New study of topsoil loss in Malawi is example of tapping knowledge to enable change


Figure: Grace Chikumbutso and her children clear brush from their vegetable garden in Malawi.


FAO 27 May 2016, ROME-The Global Soil Partnership (GSP) endorsed a set of voluntary guidelines for sustainable soil management at its plenary conference at FAO this week, marking a step towards coordinated action to assure that the earth under our feet - a keystone of global food security - remains fertile.


The GSP has been set up as a coalition tasked with promoting efforts to improve the parlous state of the world's soils, a third of which are defined as degraded.
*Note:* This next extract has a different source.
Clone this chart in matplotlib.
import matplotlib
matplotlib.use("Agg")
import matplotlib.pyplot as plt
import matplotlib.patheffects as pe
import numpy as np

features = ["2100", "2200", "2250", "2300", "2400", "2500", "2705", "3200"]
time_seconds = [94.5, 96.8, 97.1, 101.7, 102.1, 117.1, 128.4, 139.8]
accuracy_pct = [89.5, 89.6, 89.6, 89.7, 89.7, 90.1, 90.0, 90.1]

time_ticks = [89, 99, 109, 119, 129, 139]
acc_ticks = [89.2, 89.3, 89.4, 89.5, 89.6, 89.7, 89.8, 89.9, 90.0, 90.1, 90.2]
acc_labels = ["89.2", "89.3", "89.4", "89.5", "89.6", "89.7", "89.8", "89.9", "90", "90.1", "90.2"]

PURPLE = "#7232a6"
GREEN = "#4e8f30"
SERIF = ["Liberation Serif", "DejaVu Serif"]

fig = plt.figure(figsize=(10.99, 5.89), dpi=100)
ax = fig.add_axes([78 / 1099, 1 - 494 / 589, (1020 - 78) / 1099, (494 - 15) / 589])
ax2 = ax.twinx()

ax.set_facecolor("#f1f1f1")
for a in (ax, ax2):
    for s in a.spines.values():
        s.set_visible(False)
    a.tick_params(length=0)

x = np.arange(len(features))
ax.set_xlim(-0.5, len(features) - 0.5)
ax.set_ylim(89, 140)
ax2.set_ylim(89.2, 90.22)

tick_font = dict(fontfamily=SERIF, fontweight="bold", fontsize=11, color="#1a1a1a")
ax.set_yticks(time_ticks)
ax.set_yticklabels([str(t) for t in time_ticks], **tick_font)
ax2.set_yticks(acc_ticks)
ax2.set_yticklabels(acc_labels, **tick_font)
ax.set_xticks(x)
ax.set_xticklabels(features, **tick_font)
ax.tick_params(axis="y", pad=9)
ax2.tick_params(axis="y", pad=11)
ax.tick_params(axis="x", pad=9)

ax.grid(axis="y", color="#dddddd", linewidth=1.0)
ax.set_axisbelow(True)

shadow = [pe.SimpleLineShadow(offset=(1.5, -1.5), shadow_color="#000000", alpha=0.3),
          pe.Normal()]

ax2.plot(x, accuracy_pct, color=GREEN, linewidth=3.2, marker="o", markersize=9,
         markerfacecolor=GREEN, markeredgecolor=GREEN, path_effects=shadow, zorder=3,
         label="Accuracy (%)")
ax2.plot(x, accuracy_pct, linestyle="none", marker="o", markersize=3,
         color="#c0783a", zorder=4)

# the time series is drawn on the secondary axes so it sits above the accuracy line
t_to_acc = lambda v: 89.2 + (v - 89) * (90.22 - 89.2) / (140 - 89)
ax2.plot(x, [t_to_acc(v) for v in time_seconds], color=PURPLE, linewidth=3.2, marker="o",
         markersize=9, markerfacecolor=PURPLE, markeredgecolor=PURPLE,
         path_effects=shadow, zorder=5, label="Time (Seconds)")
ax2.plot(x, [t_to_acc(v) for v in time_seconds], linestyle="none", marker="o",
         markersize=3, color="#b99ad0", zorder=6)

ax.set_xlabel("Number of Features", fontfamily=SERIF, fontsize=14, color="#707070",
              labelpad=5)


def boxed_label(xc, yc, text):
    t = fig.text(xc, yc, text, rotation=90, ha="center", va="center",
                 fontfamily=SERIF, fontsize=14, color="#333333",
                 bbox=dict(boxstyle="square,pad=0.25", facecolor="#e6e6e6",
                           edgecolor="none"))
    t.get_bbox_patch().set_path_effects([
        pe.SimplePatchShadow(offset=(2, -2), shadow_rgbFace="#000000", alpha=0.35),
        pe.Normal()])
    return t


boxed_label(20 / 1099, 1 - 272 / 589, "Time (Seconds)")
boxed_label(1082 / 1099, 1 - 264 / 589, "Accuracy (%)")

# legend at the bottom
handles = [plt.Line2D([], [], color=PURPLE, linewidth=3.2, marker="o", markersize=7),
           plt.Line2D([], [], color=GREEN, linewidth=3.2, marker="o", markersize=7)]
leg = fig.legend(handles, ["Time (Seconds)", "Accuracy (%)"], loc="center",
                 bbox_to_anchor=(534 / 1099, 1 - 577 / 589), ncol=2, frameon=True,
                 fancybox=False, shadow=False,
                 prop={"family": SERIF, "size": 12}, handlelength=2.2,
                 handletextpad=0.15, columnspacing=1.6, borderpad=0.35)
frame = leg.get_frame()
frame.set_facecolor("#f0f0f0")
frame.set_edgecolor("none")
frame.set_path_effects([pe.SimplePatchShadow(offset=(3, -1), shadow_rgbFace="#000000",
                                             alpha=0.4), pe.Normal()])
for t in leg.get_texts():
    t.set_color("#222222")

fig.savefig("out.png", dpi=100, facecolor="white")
For prescriptions for improving soil health to succeed, much diagnostic work must be done, according to the GSP.


For example, in Malawi, an extensive new FAO-government survey of cropland detected topsoil losses on the order of 29 tonnes a year, leading to a 10 percent decline in farm output.


But despite troubling "hot spots" of increasing erosion there also "bright spots" where soil depletion is not only much lower than elsewhere in the country - less than 10 tonnes a year in the Rift Valley, for example - but has steadily declined as a result of active soil management, the study found.


"The bright spots where topsoil erosion is both low and declining show that sustainable soil management interventions such as mulching, minimal tillage, cover plants, contour ridges, and pitting do in fact work," said Ronald Vargas, a soils and land management officer at FAO. "This kind of mapping exercise can help monitor which measures work best."